Adam and Eve, after they had sinned, covered themselves with fig leaves and went behind the trees of the Garden to hide themselves from God, and the ungodly person still does the same thing in his own way. That is always the characteristic of the life of sin—hidden! Untrustworthy! Deceitful!
But the Christian is the exact opposite of all this, there is transparency about him; he is completely aboveboard, he is not hiding anything, there is no pretense, he is sincere. These qualities come from God who is the source of and the essence of light.
The Christian is what he is because of the grace and truth of God. This truth has entered him and governs him; so his life is characterized by truth in all its varied and glorious manifestations.

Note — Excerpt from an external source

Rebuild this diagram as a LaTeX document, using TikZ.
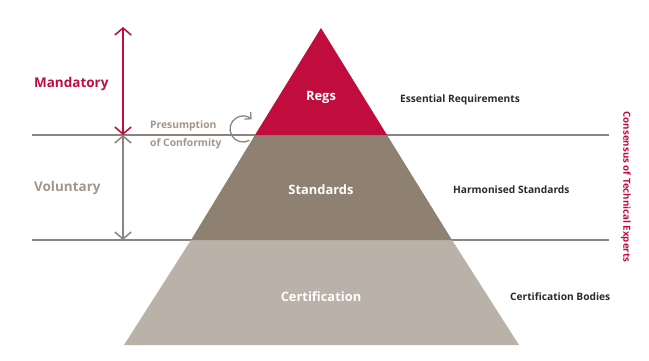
\documentclass[tikz,border=0pt]{standalone}
\usepackage{fontspec}
\setmainfont{Open Sans}
\usetikzlibrary{arrows.meta,positioning}
\definecolor{regsred}{HTML}{C00D3E}
\definecolor{stdbrown}{HTML}{8F8172}
\definecolor{certgrey}{HTML}{BAB1A8}
\definecolor{linegrey}{HTML}{8C8480}
\definecolor{volgrey}{HTML}{A39689}
\definecolor{labeldark}{HTML}{2A2A2A}

\begin{document}
\begin{tikzpicture}[
      x=0.03cm, y=-0.03cm,
      tier/.style={
        font=\bfseries\fontsize{11}{13}\selectfont,
        text=white
      },
      side/.style={
        anchor=west,
        text=labeldark,
        font=\bfseries\fontsize{8.7}{10}\selectfont
      },
      level/.style={
        anchor=west,
        font=\bfseries\fontsize{11.5}{14}\selectfont
      },
      span/.style={
        line width=1.3pt,
        {Straight Barb[length=6pt,width=14pt]}-{Straight Barb[length=6pt,width=14pt]}
      },
      divider/.style={draw=linegrey, line width=0.9pt}
    ]
      \path[use as bounding box] (0,0) rectangle (649,360);

      % Dividers
      \coordinate (d1w) at (32,135);
      \coordinate (d1e) at (609,135);
      \coordinate (d2w) at (32,240);
      \coordinate (d2e) at (609,240);
      \draw[divider] (d1w) -- (d1e);
      \draw[divider] (d2w) -- (d2e);

      % Pyramid
      \fill[certgrey] (191,240) -- (452,240) -- (519,345) -- (124,345) -- cycle;
      \fill[stdbrown] (255,135) -- (387,135) -- (452,240) -- (191,240) -- cycle;
      \fill[regsred] (321,28) -- (387,135) -- (255,135) -- cycle;

      \node[tier] (regs) at (321,97) {Regs};
      \node[tier] (std) at (321,190) {Standards};
      \node[tier] (cert) at (321,297) {Certification};

      % Side labels
      \node[side] (essreq) at (396,100) {Essential Requirements};
      \node[side] (harm) at (449,190) {Harmonised Standards};
      \node[side] (bodies) at (506,297) {Certification Bodies};
      \node[rotate=-90, text=regsred, font=\bfseries\fontsize{8.3}{9}\selectfont]
        (experts) at (626,187) {Consensus of Technical Experts};

      % Levels
      \node[level, text=regsred] (mand) at (30,84) {Mandatory};
      \node[level, text=volgrey] (vol) at (30,188) {Voluntary};

      \coordinate (mtop) at (123,27);
      \coordinate (mmid) at (123,135);
      \coordinate (vbot) at (123,240);
      \draw[span, regsred] (mtop) -- (mmid);
      \draw[span, linegrey] (mmid) -- (vbot);

      % Presumption of conformity
      \node[anchor=west, align=left, text=volgrey,
        font=\bfseries\fontsize{8.8}{15}\selectfont]
        (presum) at (146,135) {Presumption\\of Conformity};
      \coordinate (loop) at (243,129);
      \draw[linegrey, line width=1.1pt, -{Straight Barb[length=4pt,width=8pt]}]
        ([shift={(60:13)}]loop) arc[start angle=60, end angle=312, radius=13];
    \end{tikzpicture}
\end{document}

We can sum up the light by saying that it is the most beneficent thing in the world. It is a wonderful thing in and of itself. It does a tremendous amount of good. Nobody likes a foggy day, but we glory in the light and the sunshine.
We must never forget that we are God's workmanship, created new in Jesus Christ for good works. We must be 'light in the Lord;' and when this happens we produce spiritual fruit. We are branches of the true Vine, and are meant to produce the fruit of light to the glory of God.
The fruit of light is in all goodness, righteousness, and truth. You are the 'light in the Lord.' 'Walk as children of light.' If we do this, we will have the opportunity of ruling with light in the Millennium. We will shine with Jesus Christ and God the Father, and shed light on the truth, and help individuals coming out of the tribulation. In the Millennium we will be able to help rule them with light.